The survey found that a small number of leading companies have policies and procedures in place to prevent and remedy negative impacts their business activities may have on human rights. Aside from that small group, however, most companies, it was found, are yet to take adequate measures – for example, of the 21 that responded, 9 still do not have human rights policies that make concrete reference to international human rights standards. Several companies admitted they have no procedure for remedying human rights abuses, and of those that do, most provide for them only in Japanese.

Only four companies that responded to the survey – only one of which, Fast Retailing, is Japanese – had a remedy procedure accessible in languages other than Japanese. 

Of the 21 companies which did respond, 12 companies had a human rights policy or procurement guidelines in line with international standards: Fast Retailing, Wacoal Holdings, Honeys Holdings, Daidoh, Gap, H&M, Aeon, Ito-Yokado, adidas, Asics, Mizuno, Sankisyoko (Mikihouse) and Patagonia.
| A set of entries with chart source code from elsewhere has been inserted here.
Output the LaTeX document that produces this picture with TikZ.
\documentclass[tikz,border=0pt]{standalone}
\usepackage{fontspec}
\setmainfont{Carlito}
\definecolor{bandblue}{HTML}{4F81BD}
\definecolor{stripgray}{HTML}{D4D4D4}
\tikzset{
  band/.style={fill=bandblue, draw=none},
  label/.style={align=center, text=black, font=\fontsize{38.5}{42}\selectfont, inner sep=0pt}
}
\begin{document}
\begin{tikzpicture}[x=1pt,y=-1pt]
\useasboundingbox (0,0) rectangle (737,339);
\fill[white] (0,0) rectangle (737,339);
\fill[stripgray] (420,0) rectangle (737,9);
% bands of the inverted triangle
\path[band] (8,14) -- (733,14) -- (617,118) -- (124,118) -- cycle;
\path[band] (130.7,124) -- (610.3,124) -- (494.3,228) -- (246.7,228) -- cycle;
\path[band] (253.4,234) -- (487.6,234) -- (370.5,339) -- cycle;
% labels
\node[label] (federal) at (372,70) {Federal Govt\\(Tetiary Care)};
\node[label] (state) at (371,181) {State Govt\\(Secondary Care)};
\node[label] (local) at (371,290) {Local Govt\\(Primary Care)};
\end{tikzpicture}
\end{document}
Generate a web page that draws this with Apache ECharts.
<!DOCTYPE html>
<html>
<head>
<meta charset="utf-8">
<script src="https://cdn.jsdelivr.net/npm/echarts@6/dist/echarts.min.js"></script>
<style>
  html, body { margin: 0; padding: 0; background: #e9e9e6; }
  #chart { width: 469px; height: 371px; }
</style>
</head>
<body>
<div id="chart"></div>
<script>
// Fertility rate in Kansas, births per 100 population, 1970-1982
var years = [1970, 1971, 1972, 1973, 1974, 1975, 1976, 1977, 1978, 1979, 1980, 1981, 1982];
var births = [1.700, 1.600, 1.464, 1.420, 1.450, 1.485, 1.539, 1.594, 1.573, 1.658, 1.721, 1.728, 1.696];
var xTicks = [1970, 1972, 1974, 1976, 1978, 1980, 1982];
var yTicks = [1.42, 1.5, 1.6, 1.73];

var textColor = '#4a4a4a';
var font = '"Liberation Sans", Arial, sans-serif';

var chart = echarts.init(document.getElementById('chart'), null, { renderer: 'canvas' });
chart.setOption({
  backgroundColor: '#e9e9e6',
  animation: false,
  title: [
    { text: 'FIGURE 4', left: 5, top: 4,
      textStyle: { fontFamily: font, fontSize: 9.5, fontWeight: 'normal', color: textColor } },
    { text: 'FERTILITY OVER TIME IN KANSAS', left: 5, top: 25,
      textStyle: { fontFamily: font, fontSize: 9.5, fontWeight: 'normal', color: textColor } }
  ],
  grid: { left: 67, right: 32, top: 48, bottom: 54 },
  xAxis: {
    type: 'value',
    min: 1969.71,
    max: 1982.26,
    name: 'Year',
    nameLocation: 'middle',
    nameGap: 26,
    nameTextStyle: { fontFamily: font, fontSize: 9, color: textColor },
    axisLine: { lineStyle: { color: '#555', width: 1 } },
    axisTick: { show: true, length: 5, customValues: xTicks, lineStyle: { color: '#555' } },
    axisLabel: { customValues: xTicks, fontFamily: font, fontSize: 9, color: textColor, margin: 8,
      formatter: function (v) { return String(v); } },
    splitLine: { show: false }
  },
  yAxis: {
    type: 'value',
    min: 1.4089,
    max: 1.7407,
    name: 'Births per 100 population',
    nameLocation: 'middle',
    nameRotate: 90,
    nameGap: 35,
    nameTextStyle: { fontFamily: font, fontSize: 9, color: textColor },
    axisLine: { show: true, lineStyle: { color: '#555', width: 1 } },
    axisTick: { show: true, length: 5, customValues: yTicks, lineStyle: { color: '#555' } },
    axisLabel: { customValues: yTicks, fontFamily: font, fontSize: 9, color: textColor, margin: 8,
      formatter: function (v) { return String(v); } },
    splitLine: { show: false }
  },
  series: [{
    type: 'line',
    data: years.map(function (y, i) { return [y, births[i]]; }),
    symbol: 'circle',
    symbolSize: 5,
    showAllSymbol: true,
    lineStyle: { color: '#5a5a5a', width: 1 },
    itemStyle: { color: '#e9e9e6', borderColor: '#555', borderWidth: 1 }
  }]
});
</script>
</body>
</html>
The remainder either had no human rights policies at all, insufficient policies (including human rights policies that did not refer to the Universal Declaration of Human Rights or ILO standards), or only general principles. Nevertheless, the number of companies which have established CSR procurement guidelines seems to be increasing. 3 companies out of the 21 that responded had no procurement guidelines for their suppliers, nor any implementation mechanism for their human rights policies.  

Notably, 8 companies stated they did not conduct human rights due diligence. Whilst  H&M, adidas, Gap, Patagonia, Fast Retailing, Asics, and Mizuno stated they conduct human rights due diligence , only 6 of the remaining 14 domestic Japanese companies had a process in place. Only 14 companies carry out regular human rights audits of their suppliers.

On the positive side, several companies stated that they had started to strengthen their human rights measures, at least partially because of the survey.